Ms. Coates, of Hertfordshire, England, said she hopes to persuade an official athletic body to recognize pole dancing as a sport—the first step toward consideration for the Olympics.
The idea of Olympic pole dancing "is one of those pretty regular stories by sports and pastimes wanting to join," said IOC Spokesman Mark Adams. A sport must meet criteria for matters such as gender balance, geographical spread and governance, he said. "They first have to become a recognized sport and then there is a long process to be gone through before they can take part in the process."
"In my lifetime? I don't know" said Ms. Coates of her Olympic aspirations. "We're hopefully changing people's perceptions about pole sports."

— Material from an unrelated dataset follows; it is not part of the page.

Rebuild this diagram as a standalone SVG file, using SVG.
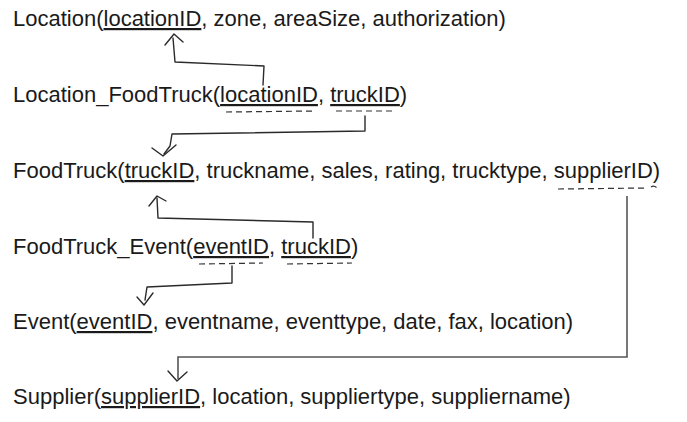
<svg xmlns="http://www.w3.org/2000/svg" width="687" height="422" viewBox="0 0 687 422">
<style>
  text { font-family: "Liberation Sans", Arial, sans-serif; font-size: 22px; fill: #1a1a1a; }
  .pk { text-decoration: underline; }
  .con { fill: none; stroke: #2a2a2a; stroke-width: 1.4; stroke-linecap: round; stroke-linejoin: round; }
  .fk { fill: none; stroke: #333; stroke-width: 1.2; stroke-dasharray: 6 4; }
  .long { fill: none; stroke: #555; stroke-width: 1.6; }
</style>
<rect width="687" height="422" fill="#fff"/>
<g id="Location">
  <text x="13" y="26">Location(<tspan class="pk">locationID</tspan>, zone, areaSize, authorization)</text>
</g>
<g id="Location_FoodTruck">
  <text x="13" y="102">Location_FoodTruck(<tspan class="pk">locationID</tspan>, <tspan class="pk">truckID</tspan>)</text>
  <path class="fk" d="M226,112 L315,111"/>
  <path class="fk" d="M336,111 L394,111"/>
</g>
<g id="FoodTruck">
  <text x="13" y="178">FoodTruck(<tspan class="pk">truckID</tspan>, truckname, sales, rating, trucktype, supplierID)</text>
  <path class="fk" d="M558,189 L648,188"/>
  <path class="fk" d="M651,187 q3,-2 6,1"/>
</g>
<g id="FoodTruck_Event">
  <text x="13" y="254">FoodTruck_Event(<tspan class="pk">eventID</tspan>, <tspan class="pk">truckID</tspan>)</text>
  <path class="fk" d="M199,264 L263,263"/>
  <path class="fk" d="M287,264 L352,263" stroke-dasharray="4 4"/>
</g>
<g id="Event">
  <text x="13" y="329">Event(<tspan class="pk">eventID</tspan>, eventname, eventtype, date, fax, location)</text>
</g>
<g id="Supplier">
  <text x="13" y="404">Supplier(<tspan class="pk">supplierID</tspan>, location, suppliertype, suppliername)</text>
</g>
<g id="connectors">
  <path class="con" d="M263,85 L264,66 L175,62 L173,38"/>
  <path class="con" d="M165,45 L174,34 L183,42"/>
  <path class="con" d="M365,116 L365,131 L172,134 L170,146 L164,154"/>
  <path class="con" d="M152,148 L163,156 L176,145"/>
  <path class="con" d="M313,238 L313,222 L158,218 L157,198"/>
  <path class="con" d="M149,206 L157,196 L166,201"/>
  <path class="con" d="M232,266 L232,283 L147,287 L145,300"/>
  <path class="con" d="M137,297 L144,305 L153,293"/>
  <path class="long" d="M627,196 L627,357 L178,357 L178,379"/>
  <path class="con" d="M168,371 L177,381 L187,372"/>
</g>
</svg>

Some dancers still gravitate toward more-permissive venues. At the Pole Dance Cup this July in Warsaw, Poland, there were no mandatory moves and no bans on clothing type, props or sensual gyrations, said the event's founder, Natalia Maria Wojciechowska, 30, of Warsaw. The cup's only rule: contestants couldn't fully disrobe.
"I need the glitter, the hairdo, and most of all, dancing," said Renee Richardson, 30, a Budapest burlesque performer and pole expert who said she does shed garments in some venues. "The sport's nice but my heart beats for the glamour."
Ms. Coates said different approaches to the pole can coexist. "BMX and Mountain biking use the same apparatus but are completely different activities," she said.